Quickly recapping the markets for October, it was a better than expected month that saw the Dow Jones Industrial Average notch a more than 4% gain and the S&P 500 rise more than 2%. Large-caps led the rally as both the S&P MidCap 400 and the S&P SmallCap 600 registered smaller gains of 2.2% and 1.0%, respectively. During the month, we saw strong performance from a number of our thematic investing themes including Connected Society, Disruptive Technologies, and Asset-lite Business Models.

While we are enjoying the continued market melt up, we are mindful of the increasingly stretched valuation. And now with GOP tax proposal “out there” the question being pondered by the market is whether this is a buy the rumor, sell the news event?

As the weekend fades and investors brace for the final week in “drinking from the fire hose” of earnings reports, we expect there will be no shortage of analysis shared on the Tax Cuts and Jobs Act. As we receive this, team Tematica will put the various GDP and job creation forecasts to the test to see what is reasonable and realistic vs. pie in the sky. We will also be watching gold, the dollar and the Treasury market to assess what the market makes of this proposal.

Here’s what we’ll be watching over the next five trading days:

On the Economic Front

Following last week’s busy calendar for economic data, this week we see the usual slowdown now that we’ve cleared the meaty October reports: the Employment Report, ISM Manufacturing and Services and auto & truck sales. On tap this week we have the usual weekly data stream that are MBA Mortgage Applications, crude inventories and jobless claims. We also have the September JOLTs report, which we expect will once again confirm employer pain that is behind our Tooling & Retooling investment theme.
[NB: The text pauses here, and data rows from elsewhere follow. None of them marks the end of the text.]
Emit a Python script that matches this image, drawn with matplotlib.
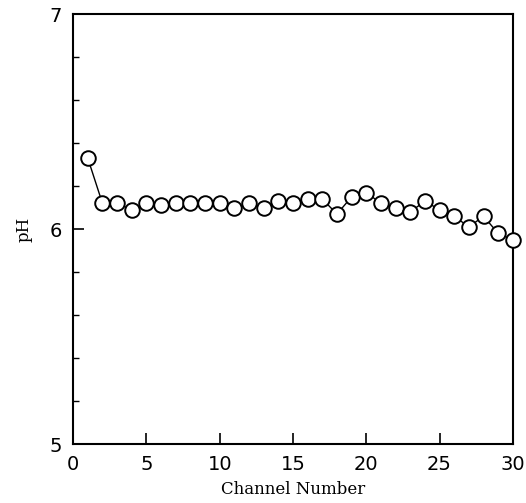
import matplotlib
matplotlib.use("Agg")
import matplotlib.pyplot as plt
from matplotlib.ticker import MultipleLocator

channels = list(range(1, 31))
ph = [6.33, 6.12, 6.12, 6.09, 6.12, 6.11, 6.12, 6.12, 6.12, 6.12,
      6.10, 6.12, 6.10, 6.13, 6.12, 6.14, 6.14, 6.07, 6.15, 6.17,
      6.12, 6.10, 6.08, 6.13, 6.09, 6.06, 6.01, 6.06, 5.98, 5.95]

fig = plt.figure(figsize=(5.26, 5.03), dpi=100)
ax = fig.add_axes([0.139, 0.117, 0.836, 0.855])
ax.plot(channels, ph, color="black", lw=1.0, marker="o", markersize=10.5,
        markerfacecolor="white", markeredgecolor="black", markeredgewidth=1.4,
        clip_on=False, zorder=3)
ax.set_xlim(0, 30)
ax.set_ylim(5, 7)
ax.xaxis.set_major_locator(MultipleLocator(5))
ax.yaxis.set_major_locator(MultipleLocator(1))
ax.yaxis.set_minor_locator(MultipleLocator(0.2))
ax.tick_params(axis="both", which="major", direction="in", length=8, width=1.2,
               labelsize=14, pad=8)
ax.tick_params(axis="y", which="minor", direction="in", length=4, width=1.0)
for s in ax.spines.values():
    s.set_linewidth(1.5)
ax.set_xlabel("Channel Number", family="DejaVu Serif", fontsize=12, labelpad=5)
ax.set_ylabel("pH", family="DejaVu Serif", fontsize=12, labelpad=12)
fig.savefig("out.png", dpi=100)
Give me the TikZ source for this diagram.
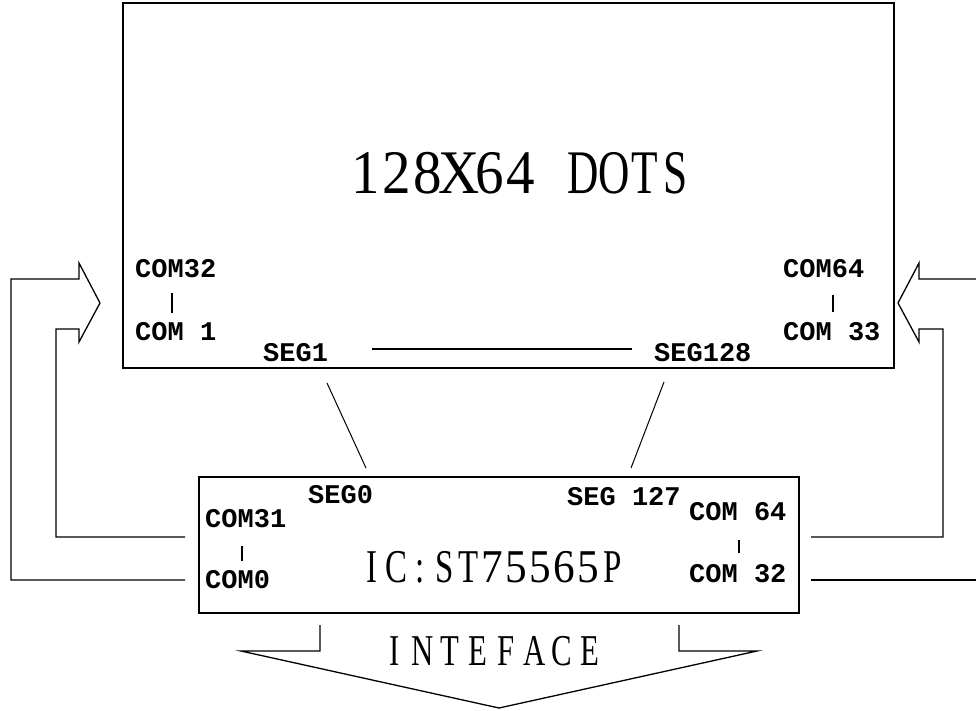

We also have the September report on Consumer Credit, which has seen a tapering off over the last few months. The question we’re pondering is credit in decline because consumers are getting more prudent with their balance sheets or are they approaching the point at which they are tapped out? Either answer is likely to have implications for the upcoming holiday shopping season, which is already forecast to see overall spending grow at a slower rate compared to last year. If the consumer isn’t keen on opening up the wallet or purse as much as expected this holiday season, it could mean the current 4Q GDP consensus of 2.7% per The Wall Street Journal’s Economic Forecasting Survey could come under pressure.